Le jeune fraudeur avait plus d'un tour dans son sac. Il a effectué des changements d'adresse postale au nom de ses victimes pour ensuite s'y faire livrer de nouvelles cartes de crédit. Avec l'aide de complices, il ouvrait des comptes bancaires pour y transférer de l'argent.

Les institutions financières ont remboursé leurs clients floués d'une somme totalisant 452 509$. Elles ont aussi bloqué des transactions suspectes orchestrées par le jeune pirate d'une valeur de 700 000$.

Et ce n'est pas tout. Le pirate a aussi réussi à s'introduire dans le système informatique de certains commerces qui conservaient les données de cartes de crédit de leurs clients, dont les rôtisseries St-Hubert. Il se faisait passer pour un technicien informatique et installait un logiciel de piratage pour contrôler leur système à distance.

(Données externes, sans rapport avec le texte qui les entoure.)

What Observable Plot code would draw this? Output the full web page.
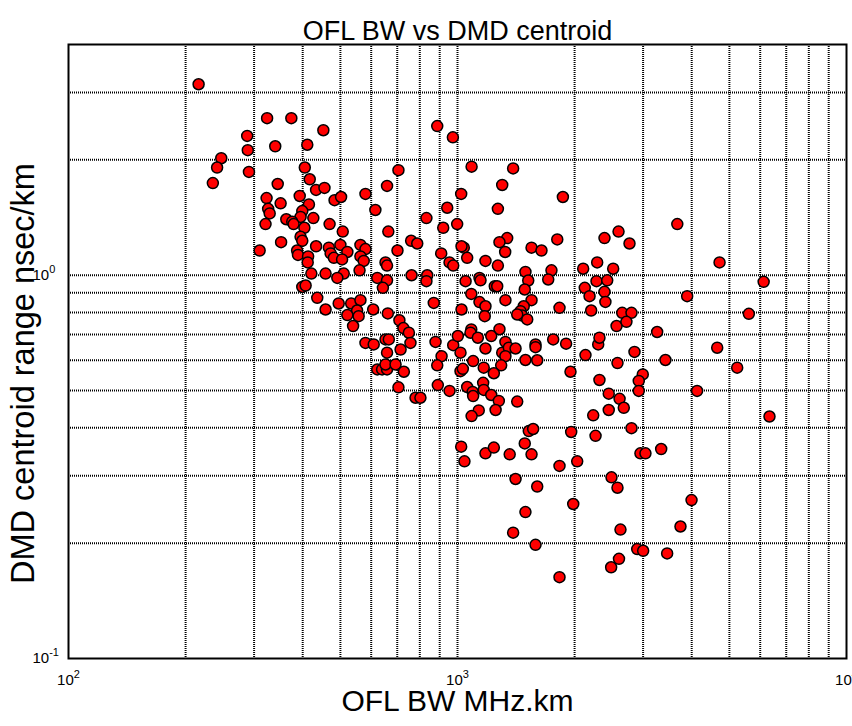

Selon l'enquêteur Sylvain Girard, c'est la première fois que la SQ réussit à mettre la main sur un pirate informatique à l'origine de fraudes de cette ampleur. L'accusé a peut-être empoché encore plus d'argent. L'enquêteur le soupçonne d'avoir vendu des cartes de crédit sur l'internet. «Combien ça se vend, une carte de crédit?», a demandé la juge. «Il faudrait demander à l'accusé. Personne ne parle dans ce dossier», a répliqué le policier.

Comme un jeu

Si le jeune pirate refuse de dire ce qu'il a fait de tout cet argent, il n'hésite pas à se plaindre de ses conditions de détention. Arrêté le 17 mai 2011, il estime que sa dernière année passée en prison lui a donné toute une leçon. «J'ai pris conscience que ce que je faisais était loin d'être un jeu», a-t-il témoigné.

Il a changé trois fois de centre correctionnel et a passé du temps en isolement. «Je ne suis pas accepté par les autres détenus, car ils disent que j'ai commis des crimes de fif sur un clavier», a-t-il dit. Il voudrait être libéré le plus vite possible pour terminer une formation collégiale en programmation informatique.

Sa mère, Francine Massicotte, croit que son fils a retenu la leçon. «Il y a un an, il n'avait pas pris conscience qu'il devait utiliser son talent naturel à bon escient», a-t-elle dit.

«C'est le crime de l'heure», a plaidé la procureure de la Couronne, Jocelyne Rancourt. La poursuite a suggéré une peine de trois ans de prison. De son côté, l'avocat de la défense, Clemente Monterosso, a suggéré une peine de 18 mois à laquelle il faudrait soustraire la détention préventive. L'année en prison doit compter pour une année et demie en raison des difficultés vécues, selon la défense. La juge Gaboury rendra sa sentence le 17 mai.